### STATED TASK
Write out the entire listing below exactly, with the pictures left out.

· · · · · · ·

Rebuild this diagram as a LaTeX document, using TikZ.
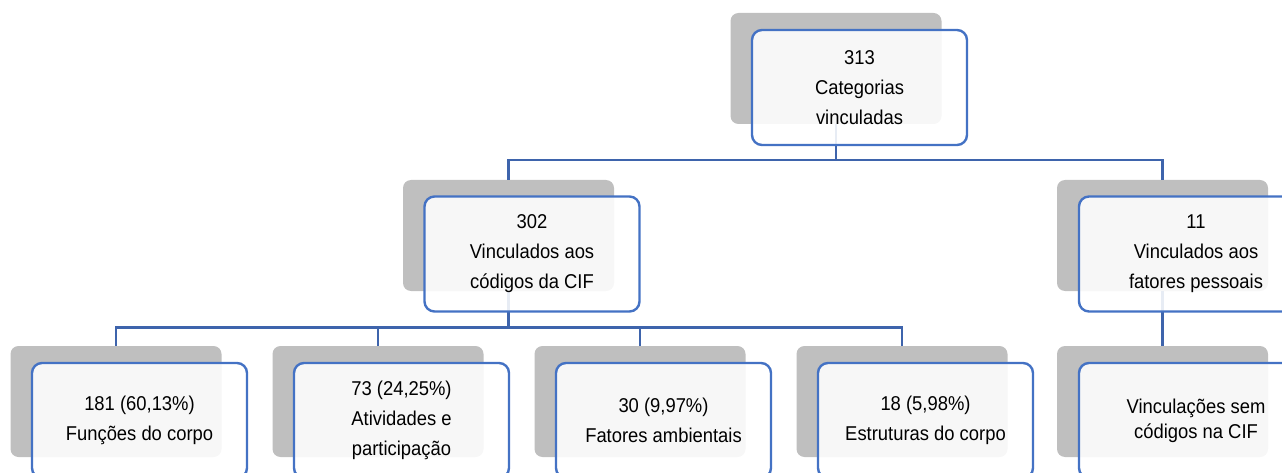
\documentclass[tikz,border=0pt]{standalone}
\usepackage{fontspec}
\setmainfont{Liberation Sans}[FakeStretch=0.92]
\definecolor{lineblue}{HTML}{4472C4}
\definecolor{linkblue}{HTML}{3E64AC}
\definecolor{shade}{HTML}{BFBFBF}
\begin{document}
\begin{tikzpicture}[x=1pt,y=-1pt,
  shadowbox/.style={fill=shade, rounded corners=8pt, minimum width=211pt, minimum height=111pt, inner sep=0pt},
  frontbox/.style={draw=lineblue, line width=2.4pt, fill=white, fill opacity=0.88, text opacity=1, draw opacity=1, rounded corners=10pt, minimum width=215pt, minimum height=115pt, inner sep=0pt, align=center, font=\fontsize{20}{30}\selectfont},
  widebox/.style={frontbox, minimum width=234pt},
  link/.style={draw=linkblue, line width=2.6pt}]
\useasboundingbox (0,0) rectangle (1282,473);
% shadow boxes
\node[shadowbox] (g0) at (836,68.5) {};
\node[shadowbox] (g1) at (508.5,235.5) {};
\node[shadowbox] (g2) at (1162.5,235.5) {};
\node[shadowbox] (g3) at (116,401.5) {};
\node[shadowbox] (g4) at (378,401.5) {};
\node[shadowbox] (g5) at (640,401.5) {};
\node[shadowbox] (g6) at (902,401.5) {};
\node[shadowbox] (g7) at (1162.5,401.5) {};
% connectors
\draw[link] (g0.south) -- ++(0,36) -| (g1.north);
\draw[link] (g0.south) -- ++(0,36) -| (g2.north);
\draw[link] (g1.south) -- ++(0,36) -| (g3.north);
\draw[link] (g1.south) -- ++(0,36) -| (g4.north);
\draw[link] (g1.south) -- ++(0,36) -| (g5.north);
\draw[link] (g1.south) -- ++(0,36) -| (g6.north);
\draw[link] (g2.south) -- (g7.north);
% front boxes
\node[frontbox] (f0) at (859.5,87.5) {313\\Categorias\\vinculadas};
\node[frontbox] (f1) at (532,254) {302\\Vinculados aos\\códigos da CIF};
\node[widebox] (f2) at (1196,254) {11\\Vinculados aos\\fatores pessoais};
\node[frontbox] (f3) at (139.5,420.5) {181 (60,13\%)\\Funções do corpo};
\node[frontbox] (f4) at (401.5,420.5) {73 (24,25\%)\\Atividades e\\participação};
\node[frontbox] (f5) at (663.5,420.5) {30 (9,97\%)\\Fatores ambientais};
\node[frontbox] (f6) at (925.5,420.5) {18 (5,98\%)\\Estruturas do corpo};
\node[widebox, font=\fontsize{20}{25}\selectfont] (f7) at (1196,420.5) {Vinculações sem\\códigos na CIF};
\end{tikzpicture}
\end{document}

· · · · · · ·

### REPLY TO THE EXERCISE
Rebuild this diagram as a LaTeX document, using TikZ.
\documentclass[tikz,border=0pt]{standalone}
\usepackage{fontspec}
\setmainfont{Liberation Sans}[FakeStretch=0.92]
\definecolor{lineblue}{HTML}{4472C4}
\definecolor{linkblue}{HTML}{3E64AC}
\definecolor{shade}{HTML}{BFBFBF}
\begin{document}
\begin{tikzpicture}[x=1pt,y=-1pt,
  shadowbox/.style={fill=shade, rounded corners=8pt, minimum width=211pt, minimum height=111pt, inner sep=0pt},
  frontbox/.style={draw=lineblue, line width=2.4pt, fill=white, fill opacity=0.88, text opacity=1, draw opacity=1, rounded corners=10pt, minimum width=215pt, minimum height=115pt, inner sep=0pt, align=center, font=\fontsize{20}{30}\selectfont},
  widebox/.style={frontbox, minimum width=234pt},
  link/.style={draw=linkblue, line width=2.6pt}]
\useasboundingbox (0,0) rectangle (1282,473);
% shadow boxes
\node[shadowbox] (g0) at (836,68.5) {};
\node[shadowbox] (g1) at (508.5,235.5) {};
\node[shadowbox] (g2) at (1162.5,235.5) {};
\node[shadowbox] (g3) at (116,401.5) {};
\node[shadowbox] (g4) at (378,401.5) {};
\node[shadowbox] (g5) at (640,401.5) {};
\node[shadowbox] (g6) at (902,401.5) {};
\node[shadowbox] (g7) at (1162.5,401.5) {};
% connectors
\draw[link] (g0.south) -- ++(0,36) -| (g1.north);
\draw[link] (g0.south) -- ++(0,36) -| (g2.north);
\draw[link] (g1.south) -- ++(0,36) -| (g3.north);
\draw[link] (g1.south) -- ++(0,36) -| (g4.north);
\draw[link] (g1.south) -- ++(0,36) -| (g5.north);
\draw[link] (g1.south) -- ++(0,36) -| (g6.north);
\draw[link] (g2.south) -- (g7.north);
% front boxes
\node[frontbox] (f0) at (859.5,87.5) {313\\Categorias\\vinculadas};
\node[frontbox] (f1) at (532,254) {302\\Vinculados aos\\códigos da CIF};
\node[widebox] (f2) at (1196,254) {11\\Vinculados aos\\fatores pessoais};
\node[frontbox] (f3) at (139.5,420.5) {181 (60,13\%)\\Funções do corpo};
\node[frontbox] (f4) at (401.5,420.5) {73 (24,25\%)\\Atividades e\\participação};
\node[frontbox] (f5) at (663.5,420.5) {30 (9,97\%)\\Fatores ambientais};
\node[frontbox] (f6) at (925.5,420.5) {18 (5,98\%)\\Estruturas do corpo};
\node[widebox, font=\fontsize{20}{25}\selectfont] (f7) at (1196,420.5) {Vinculações sem\\códigos na CIF};
\end{tikzpicture}
\end{document}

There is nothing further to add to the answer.